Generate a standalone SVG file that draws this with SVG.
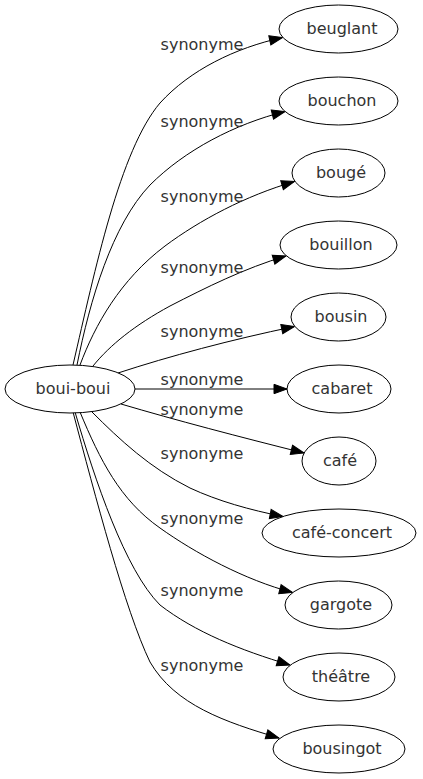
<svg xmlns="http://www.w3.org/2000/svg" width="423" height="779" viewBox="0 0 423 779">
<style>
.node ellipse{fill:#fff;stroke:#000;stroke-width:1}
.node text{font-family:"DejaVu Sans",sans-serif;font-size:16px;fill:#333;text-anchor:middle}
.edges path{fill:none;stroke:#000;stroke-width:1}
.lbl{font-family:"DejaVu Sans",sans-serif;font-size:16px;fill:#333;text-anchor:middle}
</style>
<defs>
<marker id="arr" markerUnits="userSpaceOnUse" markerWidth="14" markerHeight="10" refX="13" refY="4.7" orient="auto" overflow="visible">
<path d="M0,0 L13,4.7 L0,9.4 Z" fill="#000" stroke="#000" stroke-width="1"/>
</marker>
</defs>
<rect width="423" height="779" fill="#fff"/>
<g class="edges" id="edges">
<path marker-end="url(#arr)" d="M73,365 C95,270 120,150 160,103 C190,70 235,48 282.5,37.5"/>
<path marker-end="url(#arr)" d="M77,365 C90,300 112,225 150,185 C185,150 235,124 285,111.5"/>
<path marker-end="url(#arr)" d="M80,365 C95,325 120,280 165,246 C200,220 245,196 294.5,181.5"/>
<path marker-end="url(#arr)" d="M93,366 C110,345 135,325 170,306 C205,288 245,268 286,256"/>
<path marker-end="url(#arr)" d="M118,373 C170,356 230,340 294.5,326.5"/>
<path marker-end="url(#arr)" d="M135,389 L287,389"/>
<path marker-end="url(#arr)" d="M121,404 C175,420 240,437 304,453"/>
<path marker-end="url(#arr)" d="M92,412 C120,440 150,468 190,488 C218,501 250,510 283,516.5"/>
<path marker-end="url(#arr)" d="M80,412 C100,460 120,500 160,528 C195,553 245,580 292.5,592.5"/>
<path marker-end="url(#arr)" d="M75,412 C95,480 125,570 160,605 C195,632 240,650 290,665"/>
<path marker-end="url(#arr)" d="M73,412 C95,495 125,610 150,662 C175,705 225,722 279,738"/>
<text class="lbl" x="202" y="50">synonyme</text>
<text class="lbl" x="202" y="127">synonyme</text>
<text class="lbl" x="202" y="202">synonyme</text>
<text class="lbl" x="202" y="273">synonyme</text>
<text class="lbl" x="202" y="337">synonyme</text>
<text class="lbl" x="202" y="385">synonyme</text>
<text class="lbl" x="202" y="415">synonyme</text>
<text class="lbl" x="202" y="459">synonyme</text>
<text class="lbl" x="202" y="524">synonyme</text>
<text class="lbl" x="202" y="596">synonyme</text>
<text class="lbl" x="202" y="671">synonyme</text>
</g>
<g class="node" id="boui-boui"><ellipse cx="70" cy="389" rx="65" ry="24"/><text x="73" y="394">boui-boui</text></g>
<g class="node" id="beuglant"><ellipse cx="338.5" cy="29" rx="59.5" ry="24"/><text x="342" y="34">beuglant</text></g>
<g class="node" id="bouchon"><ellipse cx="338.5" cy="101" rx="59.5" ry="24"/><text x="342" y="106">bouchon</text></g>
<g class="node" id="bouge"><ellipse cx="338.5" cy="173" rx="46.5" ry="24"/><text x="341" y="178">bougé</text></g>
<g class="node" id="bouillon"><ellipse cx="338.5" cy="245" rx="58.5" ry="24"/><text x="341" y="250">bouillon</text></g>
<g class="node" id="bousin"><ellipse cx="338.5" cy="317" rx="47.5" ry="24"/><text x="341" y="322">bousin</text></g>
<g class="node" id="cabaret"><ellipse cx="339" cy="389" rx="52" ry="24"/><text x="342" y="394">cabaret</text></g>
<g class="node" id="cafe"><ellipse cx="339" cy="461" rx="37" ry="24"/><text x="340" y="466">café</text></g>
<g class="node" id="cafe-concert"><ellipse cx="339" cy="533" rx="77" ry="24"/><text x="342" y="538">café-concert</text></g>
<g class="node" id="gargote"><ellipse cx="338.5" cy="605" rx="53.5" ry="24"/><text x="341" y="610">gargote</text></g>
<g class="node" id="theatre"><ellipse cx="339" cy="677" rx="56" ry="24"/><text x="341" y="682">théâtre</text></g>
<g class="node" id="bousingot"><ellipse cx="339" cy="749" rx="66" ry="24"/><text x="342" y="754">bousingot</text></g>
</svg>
______
**What to produce:**
Reproduce the full listing above verbatim, with no pictures included.

**In response:**
Generate a standalone SVG file that draws this with SVG.
<svg xmlns="http://www.w3.org/2000/svg" width="423" height="779" viewBox="0 0 423 779">
<style>
.node ellipse{fill:#fff;stroke:#000;stroke-width:1}
.node text{font-family:"DejaVu Sans",sans-serif;font-size:16px;fill:#333;text-anchor:middle}
.edges path{fill:none;stroke:#000;stroke-width:1}
.lbl{font-family:"DejaVu Sans",sans-serif;font-size:16px;fill:#333;text-anchor:middle}
</style>
<defs>
<marker id="arr" markerUnits="userSpaceOnUse" markerWidth="14" markerHeight="10" refX="13" refY="4.7" orient="auto" overflow="visible">
<path d="M0,0 L13,4.7 L0,9.4 Z" fill="#000" stroke="#000" stroke-width="1"/>
</marker>
</defs>
<rect width="423" height="779" fill="#fff"/>
<g class="edges" id="edges">
<path marker-end="url(#arr)" d="M73,365 C95,270 120,150 160,103 C190,70 235,48 282.5,37.5"/>
<path marker-end="url(#arr)" d="M77,365 C90,300 112,225 150,185 C185,150 235,124 285,111.5"/>
<path marker-end="url(#arr)" d="M80,365 C95,325 120,280 165,246 C200,220 245,196 294.5,181.5"/>
<path marker-end="url(#arr)" d="M93,366 C110,345 135,325 170,306 C205,288 245,268 286,256"/>
<path marker-end="url(#arr)" d="M118,373 C170,356 230,340 294.5,326.5"/>
<path marker-end="url(#arr)" d="M135,389 L287,389"/>
<path marker-end="url(#arr)" d="M121,404 C175,420 240,437 304,453"/>
<path marker-end="url(#arr)" d="M92,412 C120,440 150,468 190,488 C218,501 250,510 283,516.5"/>
<path marker-end="url(#arr)" d="M80,412 C100,460 120,500 160,528 C195,553 245,580 292.5,592.5"/>
<path marker-end="url(#arr)" d="M75,412 C95,480 125,570 160,605 C195,632 240,650 290,665"/>
<path marker-end="url(#arr)" d="M73,412 C95,495 125,610 150,662 C175,705 225,722 279,738"/>
<text class="lbl" x="202" y="50">synonyme</text>
<text class="lbl" x="202" y="127">synonyme</text>
<text class="lbl" x="202" y="202">synonyme</text>
<text class="lbl" x="202" y="273">synonyme</text>
<text class="lbl" x="202" y="337">synonyme</text>
<text class="lbl" x="202" y="385">synonyme</text>
<text class="lbl" x="202" y="415">synonyme</text>
<text class="lbl" x="202" y="459">synonyme</text>
<text class="lbl" x="202" y="524">synonyme</text>
<text class="lbl" x="202" y="596">synonyme</text>
<text class="lbl" x="202" y="671">synonyme</text>
</g>
<g class="node" id="boui-boui"><ellipse cx="70" cy="389" rx="65" ry="24"/><text x="73" y="394">boui-boui</text></g>
<g class="node" id="beuglant"><ellipse cx="338.5" cy="29" rx="59.5" ry="24"/><text x="342" y="34">beuglant</text></g>
<g class="node" id="bouchon"><ellipse cx="338.5" cy="101" rx="59.5" ry="24"/><text x="342" y="106">bouchon</text></g>
<g class="node" id="bouge"><ellipse cx="338.5" cy="173" rx="46.5" ry="24"/><text x="341" y="178">bougé</text></g>
<g class="node" id="bouillon"><ellipse cx="338.5" cy="245" rx="58.5" ry="24"/><text x="341" y="250">bouillon</text></g>
<g class="node" id="bousin"><ellipse cx="338.5" cy="317" rx="47.5" ry="24"/><text x="341" y="322">bousin</text></g>
<g class="node" id="cabaret"><ellipse cx="339" cy="389" rx="52" ry="24"/><text x="342" y="394">cabaret</text></g>
<g class="node" id="cafe"><ellipse cx="339" cy="461" rx="37" ry="24"/><text x="340" y="466">café</text></g>
<g class="node" id="cafe-concert"><ellipse cx="339" cy="533" rx="77" ry="24"/><text x="342" y="538">café-concert</text></g>
<g class="node" id="gargote"><ellipse cx="338.5" cy="605" rx="53.5" ry="24"/><text x="341" y="610">gargote</text></g>
<g class="node" id="theatre"><ellipse cx="339" cy="677" rx="56" ry="24"/><text x="341" y="682">théâtre</text></g>
<g class="node" id="bousingot"><ellipse cx="339" cy="749" rx="66" ry="24"/><text x="342" y="754">bousingot</text></g>
</svg>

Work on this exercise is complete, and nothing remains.